I have no reason not to believe him. Samuel Adams has shown before a uniquely eclectic talent embracing even more genres than his father. Growing up in California, nothing was outside of his ken, whether jazz, electronic, aleatory, symphonic, hip-hop or music of the streets and mountains.


And in last night’s performance, he used not only a huge orchestra but a laptop computer and mixer board operated by the composer at the back of Carnegie Hall, echoing and reverbing in real time the sounds of the percussion ensemble.


If you listened carefully, the five movements used these electronic sounds, as well as blues notes, outbursts of jazz, more outbursts emanating through the orchestra, hints of Debussy’s La Mer, subtle changes of rhythm.


It is a highly estimable work, but I kept thinking that all the massive energy which went into not only the music but the conception of the music was sometimes wasted. For, outside of those quark-ish sounds and changes of rhythm under the mass, we heard a classic quantum experiment with waves and particles, all moving within a static universe of its own.


Against my will, I kept thinking of another “water” piece by another Adams, John Luther Adams. His Pulitzer Prize-winning Become Ocean was both mystic and ocean and powerful and moving. Without any program notes, he had created a musical universe. Samuel Adams merged a conglomeration of materials and carved out a brainy sculpture.


Michael Tilson Thomas has never lost that inventive sense, and he must be honored for bringing us Samuel Adams’ music, conducted with that animated precise feeling which he has for all his works. In fact, I wanted so much to use an adjective for his conducting which would have sounded out of place in the Mahler played two nights ago. Mr. Tilson Thomas is one of the most nimble conductors working today. Always atop his music, conserving strength when his great orchestra is on its own, but always ready to lend a hand, as he did in the two other works.



G. Shaham (© Boyd Hagen)


One had no doubt that Gil Shaham could have sailed through the Prokofiev Second Violin Concerto the way Joshua Bell cruised through the Glazunov Concerto last week. But I have never yet heard Mr. Shaham sail easily through anything.


His Strad has a glorious sweet tone, his own technique and artistry are beyond criticism. But Mr.

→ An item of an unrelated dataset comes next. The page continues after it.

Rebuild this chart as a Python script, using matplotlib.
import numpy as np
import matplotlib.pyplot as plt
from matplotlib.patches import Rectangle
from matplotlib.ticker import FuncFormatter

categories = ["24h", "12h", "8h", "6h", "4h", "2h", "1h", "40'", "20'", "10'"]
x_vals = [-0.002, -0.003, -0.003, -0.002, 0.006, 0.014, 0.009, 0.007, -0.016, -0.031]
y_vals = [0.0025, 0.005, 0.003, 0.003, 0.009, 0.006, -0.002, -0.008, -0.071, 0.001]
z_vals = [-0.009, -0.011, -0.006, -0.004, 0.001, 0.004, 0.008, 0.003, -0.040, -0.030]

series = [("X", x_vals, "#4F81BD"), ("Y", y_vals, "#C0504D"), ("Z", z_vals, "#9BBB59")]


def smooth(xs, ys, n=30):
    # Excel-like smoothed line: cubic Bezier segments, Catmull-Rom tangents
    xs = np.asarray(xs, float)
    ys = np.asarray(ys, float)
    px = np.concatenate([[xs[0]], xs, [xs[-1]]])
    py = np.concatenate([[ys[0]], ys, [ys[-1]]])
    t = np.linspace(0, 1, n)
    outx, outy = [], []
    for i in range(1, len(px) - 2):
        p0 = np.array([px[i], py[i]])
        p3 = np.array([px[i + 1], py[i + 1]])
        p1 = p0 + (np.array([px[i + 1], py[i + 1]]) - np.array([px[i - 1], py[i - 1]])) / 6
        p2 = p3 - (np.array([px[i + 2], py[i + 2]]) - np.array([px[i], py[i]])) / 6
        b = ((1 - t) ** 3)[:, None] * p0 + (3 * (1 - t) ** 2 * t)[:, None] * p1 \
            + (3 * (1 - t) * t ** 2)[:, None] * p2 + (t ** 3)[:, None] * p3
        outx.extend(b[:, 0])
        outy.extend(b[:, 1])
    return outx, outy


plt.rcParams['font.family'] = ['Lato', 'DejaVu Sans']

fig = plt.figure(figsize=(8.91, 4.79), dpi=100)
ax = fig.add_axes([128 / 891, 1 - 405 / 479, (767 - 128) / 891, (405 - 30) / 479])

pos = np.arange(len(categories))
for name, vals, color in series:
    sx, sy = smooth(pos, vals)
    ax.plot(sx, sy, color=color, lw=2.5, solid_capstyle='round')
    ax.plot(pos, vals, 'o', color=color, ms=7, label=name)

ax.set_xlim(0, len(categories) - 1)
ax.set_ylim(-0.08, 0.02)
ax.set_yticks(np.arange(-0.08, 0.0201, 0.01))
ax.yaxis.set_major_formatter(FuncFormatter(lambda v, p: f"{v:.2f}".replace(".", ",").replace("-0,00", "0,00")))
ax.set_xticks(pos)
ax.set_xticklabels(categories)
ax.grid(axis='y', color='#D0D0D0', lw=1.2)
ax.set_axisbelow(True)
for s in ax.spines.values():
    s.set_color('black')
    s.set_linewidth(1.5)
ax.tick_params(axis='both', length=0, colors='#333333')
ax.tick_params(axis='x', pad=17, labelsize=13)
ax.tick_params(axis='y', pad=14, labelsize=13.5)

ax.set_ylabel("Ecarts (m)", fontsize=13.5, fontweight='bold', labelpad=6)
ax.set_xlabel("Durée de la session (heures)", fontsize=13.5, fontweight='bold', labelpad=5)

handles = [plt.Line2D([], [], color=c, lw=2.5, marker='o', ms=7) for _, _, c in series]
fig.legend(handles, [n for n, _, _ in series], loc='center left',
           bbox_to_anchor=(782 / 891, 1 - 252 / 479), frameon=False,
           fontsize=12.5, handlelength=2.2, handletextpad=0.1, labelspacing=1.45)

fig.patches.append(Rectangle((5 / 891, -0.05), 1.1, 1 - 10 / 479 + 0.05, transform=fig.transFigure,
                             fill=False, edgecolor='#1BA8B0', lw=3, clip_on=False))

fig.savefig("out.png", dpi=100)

Shaham puts every bit of energy and concern into each note he plays. Although he has worked with Mr. Tilson Thomas on innumerable occasions, one is under the illusion that both of them were playing the Prokofiev as if they’d never played it before: experimenting, going forward, like a virgin, fiddled for the very first time.

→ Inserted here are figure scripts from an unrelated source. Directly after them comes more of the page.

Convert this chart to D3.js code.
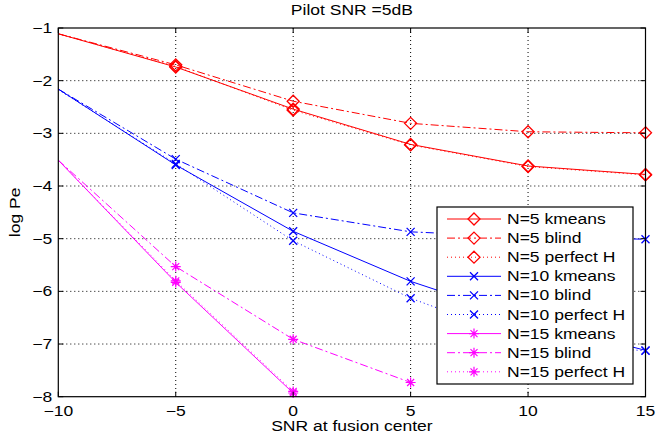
<!DOCTYPE html>
<html>
<head>
<meta charset="utf-8">
<script src="https://cdn.jsdelivr.net/npm/d3@7"></script>
<style>
  body { margin: 0; background: #fff; }
  text { font-family: "Liberation Sans", Arial, Helvetica, sans-serif; fill: #000; }
</style>
</head>
<body>
<svg id="chart" width="657" height="435"></svg>
<script>
// x values (SNR at fusion center, dB); -10 is the left axis edge where the curves enter
const snr = [-10, -5, 0, 5, 10, 15];

// log Pe for each curve (null = below the plotted range)
const n5Kmeans   = [-1.11, -1.74, -2.54, -3.21, -3.62, -3.78];
const n5Blind    = [-1.11, -1.70, -2.39, -2.81, -2.97, -2.99];
const n5Perfect  = [-1.11, -1.73, -2.56, -3.22, -3.63, -3.79];
const n10Kmeans  = [-2.16, -3.60, -4.86, -5.81, -6.55, -7.12];
const n10Blind   = [-2.16, -3.49, -4.51, -4.87, -4.97, -5.01];
const n10Perfect = [-2.17, -3.58, -5.04, -6.13, -6.95, -7.13];
const n15Kmeans  = [-3.51, -5.83, -7.93, null, null, null];
const n15Blind   = [-3.51, -5.53, -6.91, -7.73, null, null];
const n15Perfect = [-3.51, -5.80, -7.90, null, null, null];

const xTicks = [-10, -5, 0, 5, 10, 15];
const yTicks = [-8, -7, -6, -5, -4, -3, -2, -1];

const seriesNames = ["N=5 kmeans", "N=5 blind", "N=5 perfect H",
                     "N=10 kmeans", "N=10 blind", "N=10 perfect H",
                     "N=15 kmeans", "N=15 blind", "N=15 perfect H"];
const seriesValues = [n5Kmeans, n5Blind, n5Perfect, n10Kmeans, n10Blind, n10Perfect,
                      n15Kmeans, n15Blind, n15Perfect];

const colors = { 5: "#ff0000", 10: "#0000ff", 15: "#ff00ff" };
const markers = { 5: "diamond", 10: "x", 15: "star" };
const dashes = ["none", "8,3,2,3", "1,3"];

const series = seriesNames.map((name, i) => {
  const n = [5, 10, 15][Math.floor(i / 3)];
  return {
    name,
    color: colors[n],
    marker: markers[n],
    dash: dashes[i % 3],
    values: snr.map((s, j) => ({ x: s, y: seriesValues[i][j] }))
  };
});

const svg = d3.select("#chart");
const margin = { top: 28, right: 11.5, bottom: 38.3, left: 58.3 };
const width = 657, height = 435;
const innerW = width - margin.left - margin.right;
const innerH = height - margin.top - margin.bottom;

const x = d3.scaleLinear().domain([-10, 15]).range([0, innerW]);
const y = d3.scaleLinear().domain([-8, -1]).range([innerH, 0]);

const g = svg.append("g").attr("transform", `translate(${margin.left},${margin.top})`);

svg.append("defs").append("clipPath").attr("id", "plotclip")
  .append("rect").attr("width", innerW).attr("height", innerH);

// grid (dotted)
g.append("g").selectAll("line").data(xTicks.slice(1, -1)).join("line")
  .attr("x1", d => x(d)).attr("x2", d => x(d))
  .attr("y1", 0).attr("y2", innerH)
  .attr("stroke", "#000").attr("stroke-width", 1).attr("stroke-dasharray", "1,3");
g.append("g").selectAll("line").data(yTicks.slice(1, -1)).join("line")
  .attr("y1", d => y(d)).attr("y2", d => y(d))
  .attr("x1", 0).attr("x2", innerW)
  .attr("stroke", "#000").attr("stroke-width", 1).attr("stroke-dasharray", "1,3");

// lines
const line = d3.line()
  .defined(d => d.y !== null)
  .x(d => x(d.x))
  .y(d => y(d.y));

const plot = g.append("g");
plot.selectAll("path.series").data(series).join("path")
  .attr("class", "series")
  .attr("clip-path", "url(#plotclip)")
  .attr("fill", "none")
  .attr("stroke", d => d.color)
  .attr("stroke-width", 1)
  .attr("stroke-dasharray", d => d.dash)
  .attr("d", d => line(d.values));

function drawMarker(sel, type, color) {
  if (type === "diamond") {
    const r = 6;
    sel.append("path").attr("d", `M0,${-r}L${r},0L0,${r}L${-r},0Z`)
      .attr("fill", "none").attr("stroke", color).attr("stroke-width", 1.3);
  } else if (type === "x") {
    const r = 4;
    sel.append("path").attr("d", `M${-r},${-r}L${r},${r}M${-r},${r}L${r},${-r}`)
      .attr("stroke", color).attr("stroke-width", 1.3);
  } else {
    const r = 5, d = r * 0.7;
    sel.append("path")
      .attr("d", `M${-r},0L${r},0M0,${-r}L0,${r}M${-d},${-d}L${d},${d}M${-d},${d}L${d},${-d}`)
      .attr("stroke", color).attr("stroke-width", 1.2);
  }
}

// no markers on the left axis edge: the curves only pass through it there
series.forEach(s => {
  s.values.filter(v => v.y !== null && v.x > x.domain()[0]).forEach(v => {
    const m = plot.append("g").attr("transform", `translate(${x(v.x)},${y(v.y)})`);
    drawMarker(m, s.marker, s.color);
  });
});

// box + inward ticks
g.append("rect").attr("width", innerW).attr("height", innerH)
  .attr("fill", "none").attr("stroke", "#000").attr("stroke-width", 1.2);
const tickLen = 5;
const tk = g.append("g").attr("stroke", "#000").attr("stroke-width", 1);
xTicks.forEach(t => {
  tk.append("line").attr("x1", x(t)).attr("x2", x(t)).attr("y1", innerH).attr("y2", innerH - tickLen);
  tk.append("line").attr("x1", x(t)).attr("x2", x(t)).attr("y1", 0).attr("y2", tickLen);
});
yTicks.forEach(t => {
  tk.append("line").attr("y1", y(t)).attr("y2", y(t)).attr("x1", 0).attr("x2", tickLen);
  tk.append("line").attr("y1", y(t)).attr("y2", y(t)).attr("x1", innerW).attr("x2", innerW - tickLen);
});

const fmt = v => (v < 0 ? "\u2212" + Math.abs(v) : String(v));

g.append("g").selectAll("text").data(xTicks).join("text")
  .attr("class", "stretch")
  .attr("x", d => x(d)).attr("y", innerH + 19)
  .attr("text-anchor", "middle").style("font-size", "14px")
  .text(fmt);

g.append("g").selectAll("text").data(yTicks).join("text")
  .attr("class", "stretch")
  .attr("x", -6).attr("y", d => y(d) + 5)
  .attr("text-anchor", "end").style("font-size", "14px")
  .text(fmt);

// title and axis labels
svg.append("text").attr("class", "stretch")
  .attr("x", margin.left + innerW / 2).attr("y", 15)
  .attr("text-anchor", "middle").style("font-size", "14px")
  .text("Pilot SNR =5dB");

svg.append("text").attr("class", "stretch")
  .attr("x", margin.left + innerW / 2).attr("y", 431)
  .attr("text-anchor", "middle").style("font-size", "14px")
  .text("SNR at fusion center");

svg.append("text").attr("class", "stretch")
  .attr("transform", `translate(20,${margin.top + innerH / 2}) rotate(-90)`)
  .attr("text-anchor", "middle").style("font-size", "14px")
  .text("log Pe");

// legend
const legend = svg.append("g").attr("transform", "translate(437,207)");
const rowH = 19.1;
legend.append("rect").attr("width", 196).attr("height", 177)
  .attr("fill", "#fff").attr("stroke", "#000").attr("stroke-width", 1.2);
series.forEach((s, i) => {
  const row = legend.append("g").attr("transform", `translate(0,${12 + i * rowH})`);
  row.append("line").attr("x1", 10).attr("x2", 64).attr("y1", 0).attr("y2", 0)
    .attr("stroke", s.color).attr("stroke-width", 1).attr("stroke-dasharray", s.dash);
  drawMarker(row.append("g").attr("transform", "translate(37,0)"), s.marker, s.color);
  row.append("text").attr("class", "stretch")
    .attr("x", 70).attr("y", 5).style("font-size", "14px")
    .text(s.name);
});

// the source figure's lettering is wider than Liberation Sans
svg.selectAll("text.stretch").each(function() {
  const len = this.getComputedTextLength();
  d3.select(this).attr("textLength", len * 1.25).attr("lengthAdjust", "spacingAndGlyphs");
});
</script>
</body>
</html>
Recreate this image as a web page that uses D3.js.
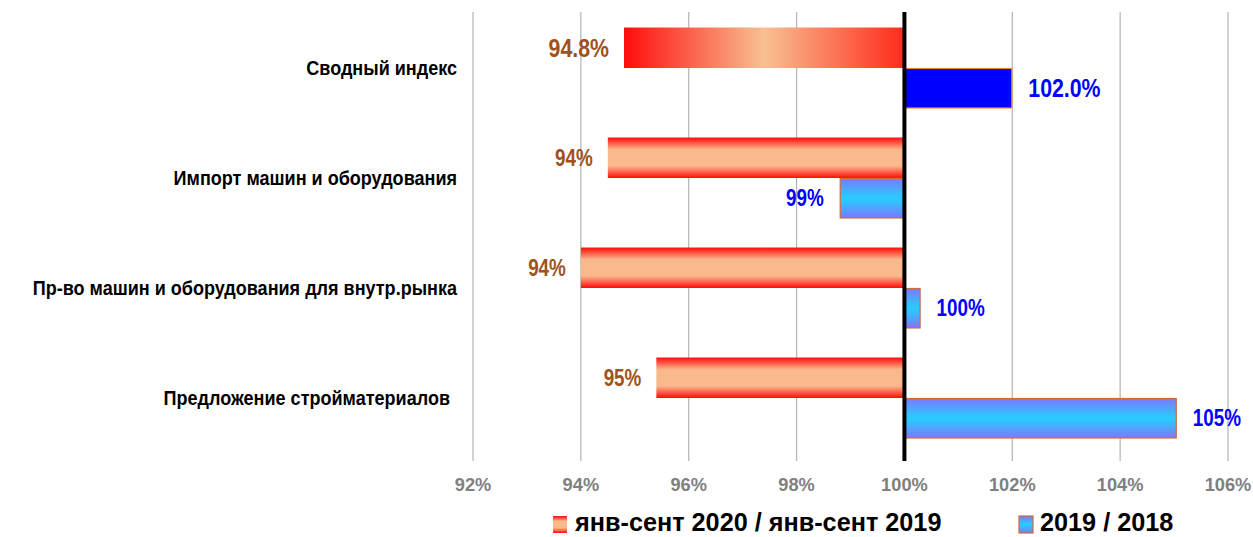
<!DOCTYPE html>
<html><head><meta charset="utf-8">
<script src="https://cdn.jsdelivr.net/npm/d3@7"></script>
<style>
body{margin:0;background:#fff;}
svg{display:block;}
text{font-family:"Liberation Sans",Arial,sans-serif;font-weight:bold;}
</style></head>
<body>
<svg id="chart" width="1253" height="537"></svg>
<script>
const categories = ["Сводный индекс","Импорт машин и оборудования","Пр-во машин и оборудования для внутр.рынка","Предложение стройматериалов"];
const series = ["янв-сент 2020 / янв-сент 2019","2019 / 2018"];
const values2020 = [94.8, 94.5, 94.0, 95.4];
const values2019 = [102.0, 98.8, 100.3, 105.05];
const labels2020 = ["94.8%","94%","94%","95%"];
const labels2019 = ["102.0%","99%","100%","105%"];
const ticks = [92,94,96,98,100,102,104,106];
const tickLabels = ["92%","94%","96%","98%","100%","102%","104%","106%"];

const svg = d3.select("#chart");
const defs = svg.append("defs");
function grad(id, vertical, stops){
  const g = defs.append("linearGradient").attr("id", id)
    .attr("x1",0).attr("y1",0).attr("x2", vertical?0:1).attr("y2", vertical?1:0);
  stops.forEach(s=>g.append("stop").attr("offset", s[0]).attr("stop-color", s[1]));
}
grad("redV", true, [[0,"#ff0c0c"],[0.3,"#f9b98d"],[0.7,"#f9b98d"],[1,"#ff0c0c"]]);
grad("redH", false, [[0,"#ff0c0c"],[0.5,"#f8c092"],[1,"#ff2a1a"]]);
grad("blueV", true, [[0,"#7c78ff"],[0.45,"#2cc8ff"],[0.55,"#2cc8ff"],[1,"#7c78ff"]]);

const x = d3.scaleLinear().domain([92,106]).range([473,1228]);
const y = d3.scaleBand().domain(categories).range([13,453]).paddingInner(0.264).paddingOuter(0.132);
const ys = d3.scaleBand().domain(series).range([0, y.bandwidth()]);
const base = 100;
const plotTop = 12, plotBottom = 461;
const narrow = 0.82;

// gridlines
svg.append("g").selectAll("line").data(ticks.filter(t=>t!==base)).join("line")
  .attr("x1", d=>x(d)).attr("x2", d=>x(d)).attr("y1", plotTop).attr("y2", plotBottom)
  .attr("stroke","#b4b4b4").attr("stroke-width",1.2);

// axis labels
svg.append("g").selectAll("text").data(ticks).join("text")
  .attr("transform", d=>`translate(${x(d)},491) scale(0.96,1)`)
  .attr("text-anchor","middle")
  .attr("font-size", 19).attr("fill","#808080")
  .text((d,i)=>tickLabels[i]);

// red bars
svg.append("g").selectAll("rect").data(values2020).join("rect")
  .attr("x", d=>x(Math.min(d,base))).attr("width", d=>Math.abs(x(d)-x(base)))
  .attr("y", (d,i)=>y(categories[i])+ys(series[0])).attr("height", ys.bandwidth())
  .attr("fill", (d,i)=> i===0 ? "url(#redH)" : "url(#redV)");

// blue bars
svg.append("g").selectAll("rect").data(values2019).join("rect")
  .attr("x", d=>x(Math.min(d,base))+0.5).attr("width", d=>Math.abs(x(d)-x(base))-1)
  .attr("y", (d,i)=>y(categories[i])+ys(series[1])+0.5).attr("height", ys.bandwidth()-1)
  .attr("fill", (d,i)=> i===0 ? "#0000ff" : "url(#blueV)")
  .attr("stroke", (d,i)=> i===0 ? "#e8862e" : "#d06a3a").attr("stroke-width",1.2);

// base line
svg.append("line").attr("x1", x(base)).attr("x2", x(base)).attr("y1", plotTop).attr("y2", plotBottom)
  .attr("stroke","#000").attr("stroke-width",4);

// red labels
svg.append("g").selectAll("text").data(values2020).join("text")
  .attr("transform", (d,i)=>`translate(${x(d)-15},${y(categories[i])+ys(series[0])+ys.bandwidth()/2}) scale(${narrow},1)`)
  .attr("dy","0.35em").attr("text-anchor","end")
  .attr("font-size",(d,i)=> i===0 ? 26 : 23).attr("fill","#a0521a")
  .text((d,i)=>labels2020[i]);

// blue labels
svg.append("g").selectAll("text").data(values2019).join("text")
  .attr("transform", (d,i)=>`translate(${d>=base ? x(d)+16 : x(d)-16},${y(categories[i])+ys(series[1])+ys.bandwidth()/2}) scale(${narrow},1)`)
  .attr("dy","0.35em").attr("text-anchor", d=> d>=base ? "start" : "end")
  .attr("font-size",(d,i)=> i===0 ? 26 : 23).attr("fill","#0000ff")
  .text((d,i)=>labels2019[i]);

// category labels
svg.append("g").selectAll("text").data(categories).join("text")
  .attr("transform", (d,i)=>`translate(${i===3 ? 450 : 457},${y(d)+y.bandwidth()/2}) scale(0.88,1)`)
  .attr("dy","0.35em").attr("text-anchor","end")
  .attr("font-size",20.5).attr("fill","#000")
  .text(d=>d);

// legend
const leg = svg.append("g");
const legItems = [
  {name: series[0], fill:"url(#redV)", stroke:"none", mx:553, tx:575},
  {name: series[1], fill:"url(#blueV)", stroke:"#d06a3a", mx:1019, tx:1040}
];
legItems.forEach(it=>{
  leg.append("rect").attr("x", it.mx).attr("y", 516).attr("width", 14).attr("height", 17)
    .attr("fill", it.fill).attr("stroke", it.stroke).attr("stroke-width",1.2);
  leg.append("text").attr("transform",`translate(${it.tx},531) scale(1.01,1)`)
    .attr("font-size",25).attr("fill","#000").text(it.name);
});
</script>
</body></html>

Compared to the massive orchestration of the Adams and Ravel works, this Concerto had a lean and hungry sound. Both Shaham and Tilson Thomas have Russian ancestry, and they were able to pull from the Prokofiev melodies some arcane Russian messages. Mr. Shaham eschewed even a hint that this was a bravura concerto (though it decidedly was). Instead, he kept his emotionality in check, he surveyed those lines with warmth that was never heated, with the mystery of gorgeous inspiration.


The last half of the concert was devoted to the complete Ravel Daphnis et Chloé, including the wordless highly dramatic New York Choral Artists, and with the largest orchestra Ravel had ever assembled. And for those who consider Ravel to be amongst the most fastidious, classical, and controlled composers, Mr. Tilson Thomas’s Ravel was a libidinous wonderland.


Yes, the original ballet ended with an old-fashioned orgy, but the San Francisco Orchestra gave a ferociously carnal touch to every moment of the “choreographic symphony in three parts”.


An hour of orgasms might be a bit too much for even the most prurient listener, but Mr. Tilson Thomas and the San Francisco Orchestra and the New York Choral Artists offered not only Ancient Attic enchantment, but they rose and fell from foreplays to consummations with unholy ecstasy.